The ship passes quickly out of the story, but the clichés stand their ground. The world of Time Salvager is not vividly imagined or distinctive; instead it's slapped together from old, banged-up genre tropes and narratives. In part, this is a function of the fact that Time Salvagers' world is, even by its own lights, a mess. It is a run-down, dingy, far-future civilisation reminiscent of many of Philip K. Dick's schlubby dystopias. Humanity is out of energy, food and resources; everything is slowly crumbling into "an enroaching plague of s***". In the face of this disintegration, humanity relies on time-travelling Chronmen to raid the past for technology, fuel and food, providing stop-gap salvage until someone, somehow, can figure out how to rebuild the world permanently.
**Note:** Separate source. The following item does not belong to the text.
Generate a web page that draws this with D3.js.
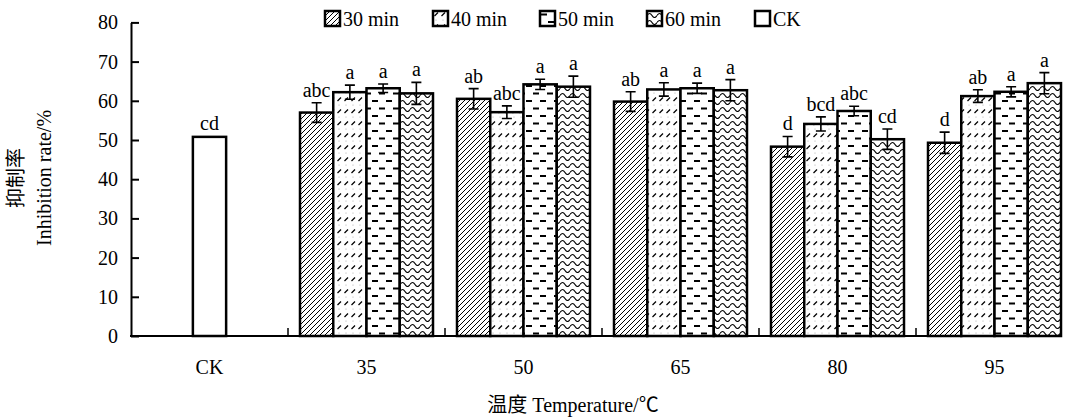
<!DOCTYPE html>
<html>
<head>
<meta charset="utf-8">
<script src="https://cdn.jsdelivr.net/npm/d3@7"></script>
<style>
  body { margin: 0; background: #fff; }
  svg text { font-family: "Liberation Serif", "Times New Roman", "Noto Sans CJK SC", serif; fill: #000; }
</style>
</head>
<body>
<svg id="chart" width="1066" height="420"></svg>
<script>
// data
const groups = ["CK", "35", "50", "65", "80", "95"];
const temps = ["35", "50", "65", "80", "95"];
const series = ["30 min", "40 min", "50 min", "60 min"];
const values = [
  [57.0, 60.5, 59.8, 48.3, 49.3],
  [62.2, 57.1, 62.9, 54.1, 61.2],
  [63.2, 64.2, 63.2, 57.4, 62.3],
  [61.9, 63.6, 62.7, 50.2, 64.5]
];
const errors = [
  [2.5, 2.6, 2.5, 2.6, 2.7],
  [1.8, 1.6, 1.7, 1.8, 1.6],
  [1.1, 1.3, 1.3, 1.2, 1.3],
  [2.8, 2.7, 2.7, 2.6, 2.7]
];
const letters = [
  ["abc", "ab", "ab", "d", "d"],
  ["a", "abc", "a", "bcd", "ab"],
  ["a", "a", "a", "abc", "a"],
  ["a", "a", "a", "cd", "a"]
];
const ckValue = 50.8;
const ckLetter = "cd";
const yTicks = [0, 10, 20, 30, 40, 50, 60, 70, 80];

const svg = d3.select("#chart");
const mLeft = 131, mBottom = 336, mTop = 22.4, axisEnd = 1062;
const fs = 20;

const y = d3.scaleLinear().domain([0, 80]).range([mBottom, mTop]);
const x = d3.scaleBand().domain(groups).range([mLeft, mLeft + 6 * 157]);
const x1 = d3.scaleBand().domain(series).range([12, 145]);

// fill patterns
const defs = svg.append("defs");
const pats = ["p30", "p40", "p50", "p60"];

let p = defs.append("pattern").attr("id", "p30").attr("patternUnits", "userSpaceOnUse")
  .attr("width", 5).attr("height", 5);
p.append("rect").attr("width", 5).attr("height", 5).attr("fill", "#fff");
p.append("path").attr("d", "M-1,1 L1,-1 M0,5 L5,0 M4,6 L6,4").attr("stroke", "#000").attr("stroke-width", 1);

p = defs.append("pattern").attr("id", "p40").attr("patternUnits", "userSpaceOnUse")
  .attr("width", 7).attr("height", 12);
p.append("rect").attr("width", 7).attr("height", 12).attr("fill", "#fff");
p.append("path").attr("d", "M1.5,5 L5,1.5").attr("stroke", "#000").attr("stroke-width", 1.3);
p.append("circle").attr("cx", 3).attr("cy", 9).attr("r", 0.6).attr("fill", "#aaa");

p = defs.append("pattern").attr("id", "p50").attr("patternUnits", "userSpaceOnUse")
  .attr("width", 14).attr("height", 15);
p.append("rect").attr("width", 14).attr("height", 15).attr("fill", "#fff");
p.append("path").attr("d", "M1,3.5 L7,3.5 M8,11 L14,11").attr("stroke", "#000").attr("stroke-width", 1.8);

p = defs.append("pattern").attr("id", "p60").attr("patternUnits", "userSpaceOnUse")
  .attr("width", 10).attr("height", 7);
p.append("rect").attr("width", 10).attr("height", 7).attr("fill", "#fff");
p.append("path").attr("d", "M0,4.5 Q2.5,0.5 5,4.5 T10,4.5").attr("fill", "none").attr("stroke", "#000").attr("stroke-width", 1.2);

// CK bar
const bw = x1.bandwidth();
svg.append("rect")
  .attr("x", x("CK") + x.bandwidth() / 2 - bw / 2)
  .attr("y", y(ckValue))
  .attr("width", bw)
  .attr("height", y(0) - y(ckValue))
  .attr("fill", "#fff").attr("stroke", "#000").attr("stroke-width", 2.5);
svg.append("text")
  .attr("x", x("CK") + x.bandwidth() / 2)
  .attr("y", y(ckValue) - 7)
  .attr("text-anchor", "middle").attr("font-size", fs)
  .text(ckLetter);

// grouped bars
series.forEach((s, si) => {
  const g = svg.append("g");
  temps.forEach((t, ti) => {
    const v = values[si][ti], e = errors[si][ti];
    const bx = x(t) + x1(s);
    const cx = bx + bw / 2;
    g.append("rect")
      .attr("x", bx).attr("y", y(v))
      .attr("width", bw).attr("height", y(0) - y(v))
      .attr("fill", "url(#" + pats[si] + ")")
      .attr("stroke", "#000").attr("stroke-width", 2.5);
    g.append("path")
      .attr("d", `M${cx},${y(v + e)}V${y(v - e)}M${cx - 5},${y(v + e)}H${cx + 5}M${cx - 5},${y(v - e)}H${cx + 5}`)
      .attr("stroke", "#000").attr("stroke-width", 1.6).attr("fill", "none");
    g.append("text")
      .attr("x", cx).attr("y", y(v + e) - 6)
      .attr("text-anchor", "middle").attr("font-size", fs)
      .text(letters[si][ti]);
  });
});

// y axis
const yAxis = svg.append("g").attr("transform", `translate(${mLeft},0)`)
  .call(d3.axisLeft(y).tickValues(yTicks).tickSizeInner(-8).tickSizeOuter(0).tickPadding(13));
yAxis.select(".domain").attr("stroke", "#000").attr("stroke-width", 2);
yAxis.selectAll(".tick line").attr("stroke", "#000").attr("stroke-width", 2);
yAxis.selectAll(".tick text").attr("font-size", fs).attr("font-family", "Liberation Serif");

// x axis
svg.append("line").attr("x1", mLeft - 1).attr("x2", axisEnd).attr("y1", mBottom).attr("y2", mBottom)
  .attr("stroke", "#000").attr("stroke-width", 2);
svg.append("g").selectAll("line").data(groups.slice(1)).join("line")
  .attr("x1", d => x(d)).attr("x2", d => x(d))
  .attr("y1", mBottom).attr("y2", mBottom - 8)
  .attr("stroke", "#000").attr("stroke-width", 1.5);
svg.append("g").selectAll("text").data(groups).join("text")
  .attr("x", d => x(d) + x.bandwidth() / 2)
  .attr("y", 374)
  .attr("text-anchor", "middle").attr("font-size", fs)
  .text(d => d);

// axis titles
svg.append("text").attr("x", 573).attr("y", 412).attr("text-anchor", "middle")
  .attr("font-size", fs).text("温度 Temperature/℃");
const yl = svg.append("text").attr("transform", "translate(0,178) rotate(-90)")
  .attr("text-anchor", "middle").attr("font-size", fs);
yl.append("tspan").attr("x", 0).attr("y", 23).text("抑制率");
yl.append("tspan").attr("x", 0).attr("y", 51).text("Inhibition rate/%");

// legend
const legendNames = series.concat(["CK"]);
const legendFill = pats.map(d => "url(#" + d + ")").concat(["#fff"]);
const legendX = [325, 433, 540, 647, 755];
const lg = svg.append("g").selectAll("g").data(legendNames).join("g")
  .attr("transform", (d, i) => `translate(${legendX[i]},11)`);
lg.append("rect").attr("width", 15).attr("height", 15)
  .attr("fill", (d, i) => legendFill[i]).attr("stroke", "#000").attr("stroke-width", 2.5);
lg.append("text").attr("x", 18).attr("y", 15).attr("font-size", fs).text(d => d);
</script>
</body>
</html>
This conceit offers a cornucopia of genre set pieces. There's a trip to the Nazi era. There's a reference to artificial intelligence wars, which you know all about because you've seen Terminator. There's an Orwellian thought-control period that references Big Brother by name.

The flatness extends to the characters, too - for example, the spunky red-haired scientist named Elise. She's the novel's strong female character and Manic Pixie Dream Girl, whose purpose is to provide the predictably wounded hero James with light and hope.
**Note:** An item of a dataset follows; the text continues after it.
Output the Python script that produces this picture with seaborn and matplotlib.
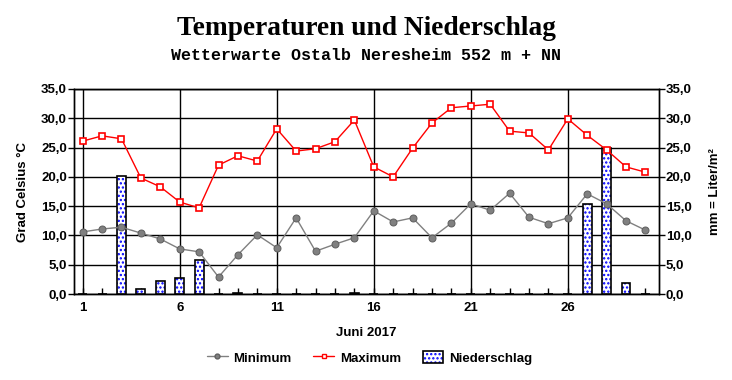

While the lack of imagination isn't exactly enjoyable, it is thematic. Chu is, after all, just doing what his Chronmen do - raiding the past to build a clunky present.

Time Salvager can be read as a metaphor for our entire media landscape. The future - our future - doesn't invent anything any more; it just cannabilises geriatric icons. In Time Salvager you don't have anything to build the future on except the past.

Chu's novel isn't a great book, but it cobbles together an unsettling message. The future, in Chu's vision, appears less like a glittering possibility and more like a shoddy retread. The best stories have already been told. All that's left is to cut them up for scrap.